Now, let's get a bit more granular and look at the main features of his arsenal.

Pitch

AVG

xBA

wOBA

xwOBA

Whiff%

K%

Curveball

.162

.146

.205

.190

45.5%

52.5%

Four-Seam Fastball

.188

.246

.250

.341

21.3%

21.6%

Sinker

.224

.277

.275

.320

17.9%

20.0%

The curveball stands out immediately. Opponents are hitting just .162 against it. Its .146 expected batting average and .190 expected weighted on-base average rank among the most dominant pitch-level indicators in baseball. The pitch has long been Suárez's signature weapon, and across his career, no offering in his arsenal has suppressed offensive production more effectively, with opponents posting a wRC+ of just 55 against it.

The traditional numbers are impressive enough, but the underlying swing metrics reveal why the pitch has become so effective. Because the story of Suárez's curveball extends beyond strikeouts. At its core, it is a story about deception.

The Curveball That Is Reshaping His Profile

With the help of some new Baseball Savant data, we can really begin to understand exactly how good this pitch is becoming.

Season

Whiff%

Avg. Miss Distance

Flawed Swing%

Perfect Contact%

2023

39.0%

4.7"

14%

10%

2024

36.5%

4.1"

16%

12%

2025

25.0%

4.5"

8%

15%

2026

47.5%

4.6"

18%

5%

Hitters are missing against Suárez's curveball at the highest rate of the last four seasons. At the same time, they are producing clean contact less frequently than ever before. The perfect-contact rate has fallen to just 5%, while the flawed-swing rate has climbed to its highest level in years.

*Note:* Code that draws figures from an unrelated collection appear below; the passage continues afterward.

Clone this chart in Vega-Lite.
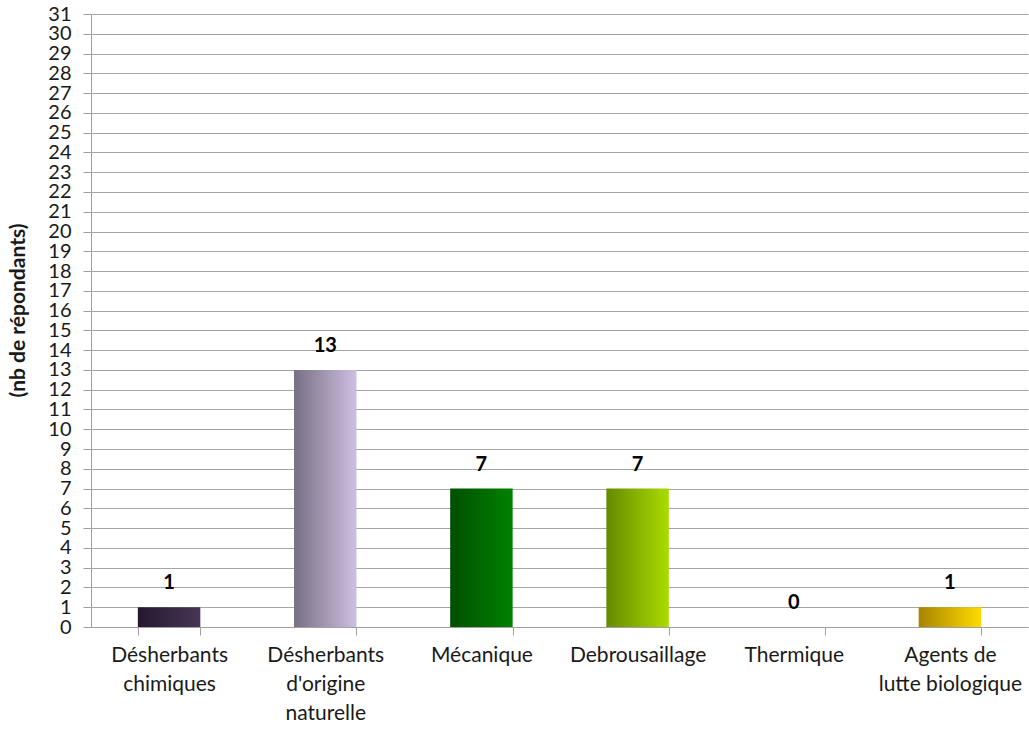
{
  "$schema": "https://vega.github.io/schema/vega-lite/v6.json",
  "autosize": {"type": "none"},
  "width": 937,
  "height": 613,
  "padding": {"left": 91, "top": 14, "right": 1, "bottom": 102},
  "background": "white",
  "data": {
    "values": [
      {"categorie": "Désherbants chimiques", "n": 1},
      {"categorie": "Désherbants d'origine naturelle", "n": 13},
      {"categorie": "Mécanique", "n": 7},
      {"categorie": "Debrousaillage", "n": 7},
      {"categorie": "Thermique", "n": 0},
      {"categorie": "Agents de lutte biologique", "n": 1}
    ]
  },
  "config": {
    "font": "Lato",
    "view": {"stroke": null},
    "axis": {"labelFont": "Lato", "titleFont": "Lato"}
  },
  "encoding": {
    "x": {
      "field": "categorie",
      "type": "nominal",
      "sort": ["Désherbants chimiques", "Désherbants d'origine naturelle", "Mécanique", "Debrousaillage", "Thermique", "Agents de lutte biologique"],
      "scale": {"paddingInner": 0.6, "paddingOuter": 0.3},
      "axis": {
        "title": null,
        "labelAngle": 0,
        "labelFontSize": 21,
        "labelColor": "#1a1a1a",
        "labelPadding": 9,
        "labelLineHeight": 29,
        "labelBaseline": "top",
        "labelExpr": "datum.label == 'Désherbants chimiques' ? ['Désherbants', 'chimiques'] : datum.label == \"Désherbants d'origine naturelle\" ? ['Désherbants', \"d'origine\", 'naturelle'] : datum.label == 'Agents de lutte biologique' ? ['Agents de', 'lutte biologique'] : datum.label",
        "tickBand": "extent",
        "tickSize": 8,
        "tickColor": "#a0a0a0",
        "domainColor": "#a0a0a0",
        "grid": false
      }
    },
    "y": {
      "field": "n",
      "type": "quantitative",
      "scale": {"domain": [0, 31], "nice": false},
      "axis": {
        "title": "(nb de répondants)",
        "titleFontSize": 21,
        "titleFontWeight": "bold",
        "titleColor": "#1a1a1a",
        "titleX": -73,
        "titleY": 296,
        "titleAngle": -90,
        "titleAlign": "center",
        "titleBaseline": "middle",
        "values": [0,1,2,3,4,5,6,7,8,9,10,11,12,13,14,15,16,17,18,19,20,21,22,23,24,25,26,27,28,29,30,31],
        "labelFontSize": 20,
        "labelColor": "#1a1a1a",
        "labelPadding": 12,
        "labelOverlap": false,
        "tickSize": 8,
        "tickColor": "#a0a0a0",
        "domainColor": "#a0a0a0",
        "gridColor": "#a6a6a6",
        "gridWidth": 1
      }
    }
  },
  "layer": [
    {
      "transform": [{"filter": "datum.categorie == 'Désherbants chimiques'"}],
      "mark": {"type": "bar", "color": {"gradient": "linear", "x1": 0, "x2": 1, "y1": 0, "y2": 0, "stops": [{"offset": 0, "color": "#24182f"}, {"offset": 1, "color": "#473657"}]}}
    },
    {
      "transform": [{"filter": "datum.categorie == \"Désherbants d'origine naturelle\""}],
      "mark": {"type": "bar", "color": {"gradient": "linear", "x1": 0, "x2": 1, "y1": 0, "y2": 0, "stops": [{"offset": 0, "color": "#787085"}, {"offset": 1, "color": "#cdbfe0"}]}}
    },
    {
      "transform": [{"filter": "datum.categorie == 'Mécanique'"}],
      "mark": {"type": "bar", "color": {"gradient": "linear", "x1": 0, "x2": 1, "y1": 0, "y2": 0, "stops": [{"offset": 0, "color": "#004f00"}, {"offset": 1, "color": "#008200"}]}}
    },
    {
      "transform": [{"filter": "datum.categorie == 'Debrousaillage'"}],
      "mark": {"type": "bar", "color": {"gradient": "linear", "x1": 0, "x2": 1, "y1": 0, "y2": 0, "stops": [{"offset": 0, "color": "#658a00"}, {"offset": 1, "color": "#aadc00"}]}}
    },
    {
      "transform": [{"filter": "datum.categorie == 'Agents de lutte biologique'"}],
      "mark": {"type": "bar", "color": {"gradient": "linear", "x1": 0, "x2": 1, "y1": 0, "y2": 0, "stops": [{"offset": 0, "color": "#a88400"}, {"offset": 1, "color": "#ffdc00"}]}}
    },
    {
      "mark": {"type": "text", "fontSize": 20, "fontWeight": "bold", "color": "#000000", "baseline": "alphabetic", "dy": -18},
      "encoding": {"text": {"field": "n", "type": "quantitative"}}
    }
  ]
}
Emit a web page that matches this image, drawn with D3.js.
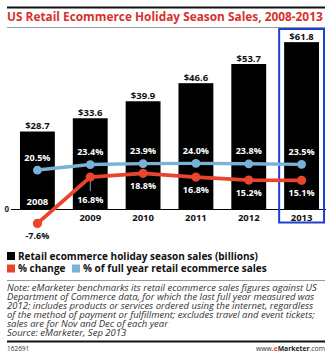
<!DOCTYPE html>
<html>
<head>
<meta charset="utf-8">
<script src="https://cdn.jsdelivr.net/npm/d3@7/dist/d3.min.js"></script>
<style>
  html, body { margin: 0; padding: 0; background: #fff; }
  svg { display: block; }
  text { font-family: "Open Sans", "Liberation Sans", Arial, sans-serif; }
</style>
</head>
<body>
<svg id="chart" width="331" height="362"></svg>
<script>
// Holiday season (Nov-Dec) retail ecommerce, 2008-2013
const years = ["2008", "2009", "2010", "2011", "2012", "2013"];
const salesBillions = [28.7, 33.6, 39.9, 46.6, 53.7, 61.8];
const pctChange = [-7.6, 16.8, 18.8, 16.8, 15.2, 15.1];
const pctOfFullYear = [20.5, 23.4, 23.9, 24.0, 23.8, 23.5];
const highlightYear = "2013";

const titleText = "US Retail Ecommerce Holiday Season Sales, 2008-2013";
const legendItems = [
  { label: "Retail ecommerce holiday season sales (billions)", color: "#000000" },
  { label: "% change", color: "#e8452c" },
  { label: "% of full year retail ecommerce sales", color: "#78b2d6" }
];
const noteLines = [
  "Note: eMarketer benchmarks its retail ecommerce sales figures against US",
  "Department of Commerce data, for which the last full year measured was",
  "2012; includes products or services ordered using the internet, regardless",
  "of the method of payment or fulfillment; excludes travel and event tickets;",
  "sales are for Nov and Dec of each year",
  "Source: eMarketer, Sep 2013"
];

const RED = "#e8452c", BLUE = "#78b2d6", TITLE_RED = "#d8312b", FRAME_BLUE = "#1f3fd1";

const svg = d3.select("#chart");
const rows = years.map((y, i) => ({
  year: y, sales: salesBillions[i], change: pctChange[i], share: pctOfFullYear[i]
}));

// header rules and title (font size fitted to the rule width)
svg.append("line").attr("x1", 7).attr("x2", 325).attr("y1", 7.5).attr("y2", 7.5)
  .attr("stroke", "#111").attr("stroke-width", 2.2);
const title = svg.append("text").attr("x", 7).attr("y", 21)
  .attr("fill", TITLE_RED).attr("font-weight", 700).attr("font-size", 12)
  .text(titleText);
const natural = title.node().getComputedTextLength();
title.attr("font-size", (12 * 316 / natural).toFixed(2));
svg.append("line").attr("x1", 7).attr("x2", 325).attr("y1", 27.5).attr("y2", 27.5)
  .attr("stroke", "#999").attr("stroke-width", 1);

// scales
const x = d3.scaleBand().domain(years).range([11, 328]).paddingInner(0.34).paddingOuter(0.17);
const ySales = d3.scaleLinear().domain([0, 70]).range([209, 20]);
const yPct = d3.scaleLinear().domain([-10, 30]).range([228, 152]);
const cx = d => x(d.year) + x.bandwidth() / 2;

// bars
svg.append("g").selectAll("rect").data(rows).join("rect")
  .attr("x", d => x(d.year)).attr("width", x.bandwidth())
  .attr("y", d => ySales(d.sales)).attr("height", d => ySales(0) - ySales(d.sales))
  .attr("fill", "#000");

// bar value labels
svg.append("g").selectAll("text").data(rows).join("text")
  .attr("x", cx).attr("y", d => ySales(d.sales) - 2.5)
  .attr("text-anchor", "middle").attr("font-size", 9.5).attr("font-weight", 700)
  .attr("fill", "#111").text(d => "$" + d.sales.toFixed(1));

// baseline axis with the single zero tick
const axis = d3.axisLeft(ySales).tickValues([0]).tickSize(0).tickPadding(2);
const axisG = svg.append("g").attr("transform", "translate(11,0)").call(axis);
axisG.select(".domain").remove();
axisG.selectAll("text").attr("font-size", 8).attr("font-weight", 700)
  .attr("font-family", "'Open Sans', sans-serif").attr("fill", "#222");
svg.append("line").attr("x1", 11).attr("x2", 326)
  .attr("y1", ySales(0) + 0.5).attr("y2", ySales(0) + 0.5)
  .attr("stroke", "#000").attr("stroke-width", 1);

// year labels: inside the bar when the change line dips below the baseline
svg.append("g").selectAll("text").data(rows).join("text")
  .attr("x", cx)
  .attr("y", d => d.change < 0 ? 204.5 : 220.5)
  .attr("text-anchor", "middle").attr("font-size", 9.5).attr("font-weight", 700)
  .attr("fill", d => d.change < 0 ? "#fff" : "#111")
  .text(d => d.year);

// highlight frame around the latest year
svg.append("rect")
  .attr("x", x(highlightYear) - 5).attr("width", x.bandwidth() + 10)
  .attr("y", 29).attr("height", 193.5)
  .attr("fill", "none").attr("stroke", FRAME_BLUE).attr("stroke-width", 2);

// leader from the 2009 change point down to its label
svg.append("line")
  .attr("x1", cx(rows[1])).attr("x2", cx(rows[1]))
  .attr("y1", yPct(rows[1].change) + 4).attr("y2", yPct(rows[1].change) + 14)
  .attr("stroke", "#bbb").attr("stroke-width", 0.8);

// lines
const shareLine = d3.line().x(cx).y(d => yPct(d.share));
const changeLine = d3.line().x(cx).y(d => yPct(d.change));
svg.append("path").datum(rows).attr("d", shareLine)
  .attr("fill", "none").attr("stroke", BLUE).attr("stroke-width", 3.4);
svg.append("path").datum(rows).attr("d", changeLine)
  .attr("fill", "none").attr("stroke", RED).attr("stroke-width", 3.8);
svg.append("g").selectAll("circle").data(rows).join("circle")
  .attr("cx", cx).attr("cy", d => yPct(d.share)).attr("r", 4.4).attr("fill", BLUE);
svg.append("g").selectAll("circle").data(rows).join("circle")
  .attr("cx", cx).attr("cy", d => yPct(d.change)).attr("r", 4.6).attr("fill", RED);

// share labels above the blue points
svg.append("g").selectAll("text").data(rows).join("text")
  .attr("x", cx).attr("y", d => yPct(d.share) - 9.5)
  .attr("text-anchor", "middle").attr("font-size", 9).attr("font-weight", 700)
  .attr("fill", "#fff").text(d => d.share.toFixed(1) + "%");

// change labels below the red points
svg.append("g").selectAll("text").data(rows).join("text")
  .attr("x", cx)
  .attr("y", (d, i) => yPct(d.change) + (i === 1 ? 25.5 : 15.5))
  .attr("text-anchor", "middle").attr("font-size", 9).attr("font-weight", 700)
  .attr("fill", d => d.change < 0 ? "#111" : "#fff")
  .text(d => d.change.toFixed(1) + "%");

// legend
const legendPos = [{ x: 7, y: 256 }, { x: 7, y: 268.5 }, { x: 72, y: 268.5 }];
const lg = svg.append("g").selectAll("g").data(legendItems).join("g")
  .attr("transform", (d, i) => `translate(${legendPos[i].x},${legendPos[i].y})`);
lg.append("rect").attr("x", 0).attr("y", -4).attr("width", 8).attr("height", 8)
  .attr("fill", d => d.color);
lg.append("text").attr("x", 11).attr("y", 3.5)
  .attr("font-size", 10).attr("font-weight", 700).attr("fill", "#111")
  .text(d => d.label);

svg.append("line").attr("x1", 7).attr("x2", 325).attr("y1", 280.5).attr("y2", 280.5)
  .attr("stroke", "#999").attr("stroke-width", 1);

// note and source: one text block, one tspan per line
svg.append("text")
  .attr("font-size", 9.5).attr("font-style", "italic").attr("fill", "#333")
  .selectAll("tspan").data(noteLines).join("tspan")
  .attr("x", 7).attr("y", (d, i) => 291 + i * 8.9)
  .text(d => d);

// footer
svg.append("line").attr("x1", 7).attr("x2", 325).attr("y1", 341.5).attr("y2", 341.5)
  .attr("stroke", "#111").attr("stroke-width", 2.2);
svg.append("text").attr("x", 7).attr("y", 351)
  .attr("font-size", 6.5).attr("fill", "#333").text("162691");
const site = svg.append("text").attr("x", 325).attr("y", 351)
  .attr("text-anchor", "end").attr("font-size", 6.8).attr("fill", "#333");
site.append("tspan").text("www.");
site.append("tspan").attr("fill", RED).attr("font-weight", 700).text("e");
site.append("tspan").attr("font-weight", 700).attr("fill", "#222").text("Marketer");
site.append("tspan").text(".com");
</script>
</body>
</html>
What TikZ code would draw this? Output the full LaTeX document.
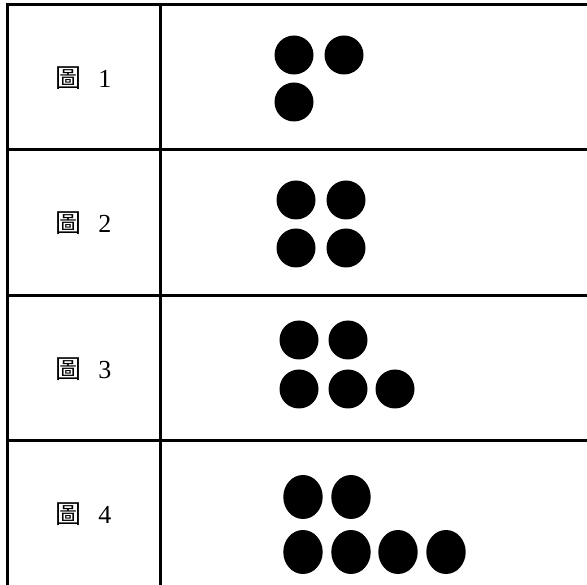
\documentclass[tikz,border=0pt]{standalone}
\usepackage{fontspec}
\setmainfont{Liberation Serif}
\newfontfamily\cjk{Noto Sans CJK TC}
\tikzset{
  rule/.style={line width=3pt},
  label/.style={font=\fontsize{26}{30}\selectfont, inner sep=0pt},
  dot/.style={fill=black}
}
\begin{document}
\begin{tikzpicture}[x=1pt,y=-1pt]
  \useasboundingbox (0,0) rectangle (587,585);
  % table rules
  \draw[rule] (7,585) -- (7,5) -- (587,5);
  \foreach \y in {150,296,441}
    \draw[rule] (7,\y) -- (587,\y);
  \draw[rule] (160,5) -- (160,585);
  % row labels
  \foreach \n/\y in {1/78,2/223,3/369,4/514}
    \node[label] (fig\n) at (83.5,\y) {{\cjk 圖}\hspace{17pt}\n};
  % dots
  \foreach \x/\y in {294/55,344/55,294/102}
    \fill[dot] (\x,\y) circle (19.5);
  \foreach \x/\y in {296/200,346/200,296/248,346/248}
    \fill[dot] (\x,\y) circle (19.5);
  \foreach \x/\y in {299/340,348/340,299/389,348/389,395/389}
    \fill[dot] (\x,\y) circle (19.5);
  \foreach \x/\y in {303/497,351/497,303/552,351/552,398/552,446/552}
    \fill[dot] (\x,\y) ellipse [x radius=19.7, y radius=22];
\end{tikzpicture}
\end{document}
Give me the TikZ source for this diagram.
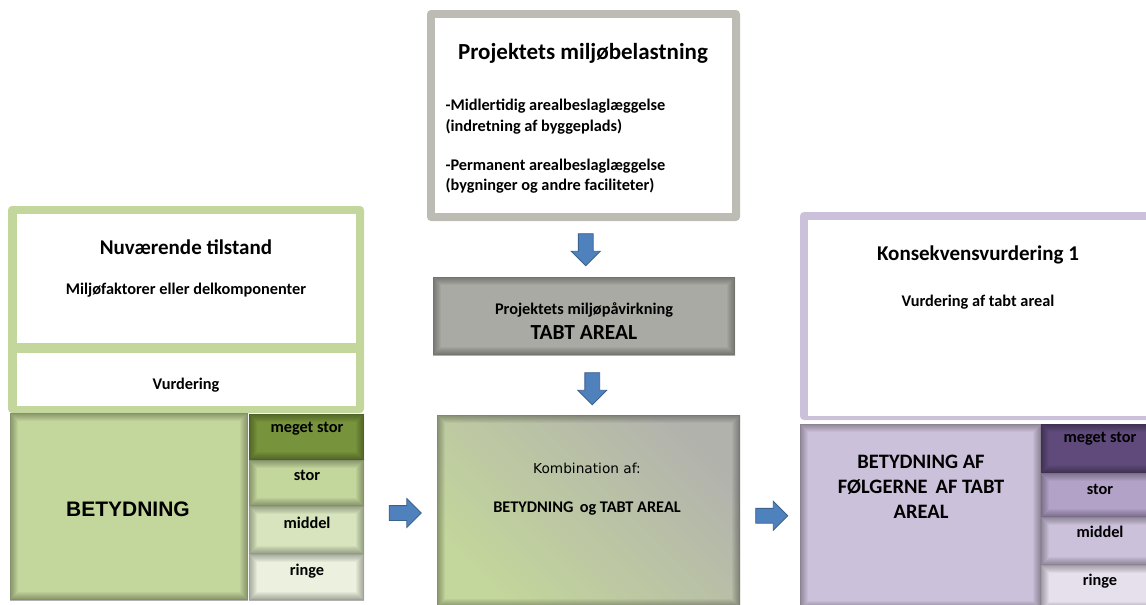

The combination is, to say the least, devastating.

When hitters commit, they often miss entirely, and even when they do make contact, the quality of that contact is usually poor. That dynamic helps explain why Suárez continues to thrive despite generating fewer ground balls than at any other point in his career.

The shift becomes even more apparent in high-leverage situations. With runners in scoring position, opponents are striking out nearly 30 percent of the time against the southpaw. Those are not the numbers of a traditional pitch-to-contact starter. They belong to a pitcher who can end threats on his own, even without overpowering velocity.

Perhaps that is the most compelling takeaway from Suárez's season. The ground-ball specialist who built his reputation in Philadelphia has not disappeared. Instead, he has expanded his identity, pairing his traditional strengths with a level of swing-and-miss ability that has become increasingly important to his success.

Ranger Suárez no longer relies solely on weak contact to control games. He now prevents hitters from producing clean swings in the first place, a transformation that helps explain why so many of the underlying metrics support what has been one of the most effective stretches of his career.

For a Red Sox team searching for stability in its rotation, that evolution may prove even more valuable than the version of Suárez they originally believed they were acquiring.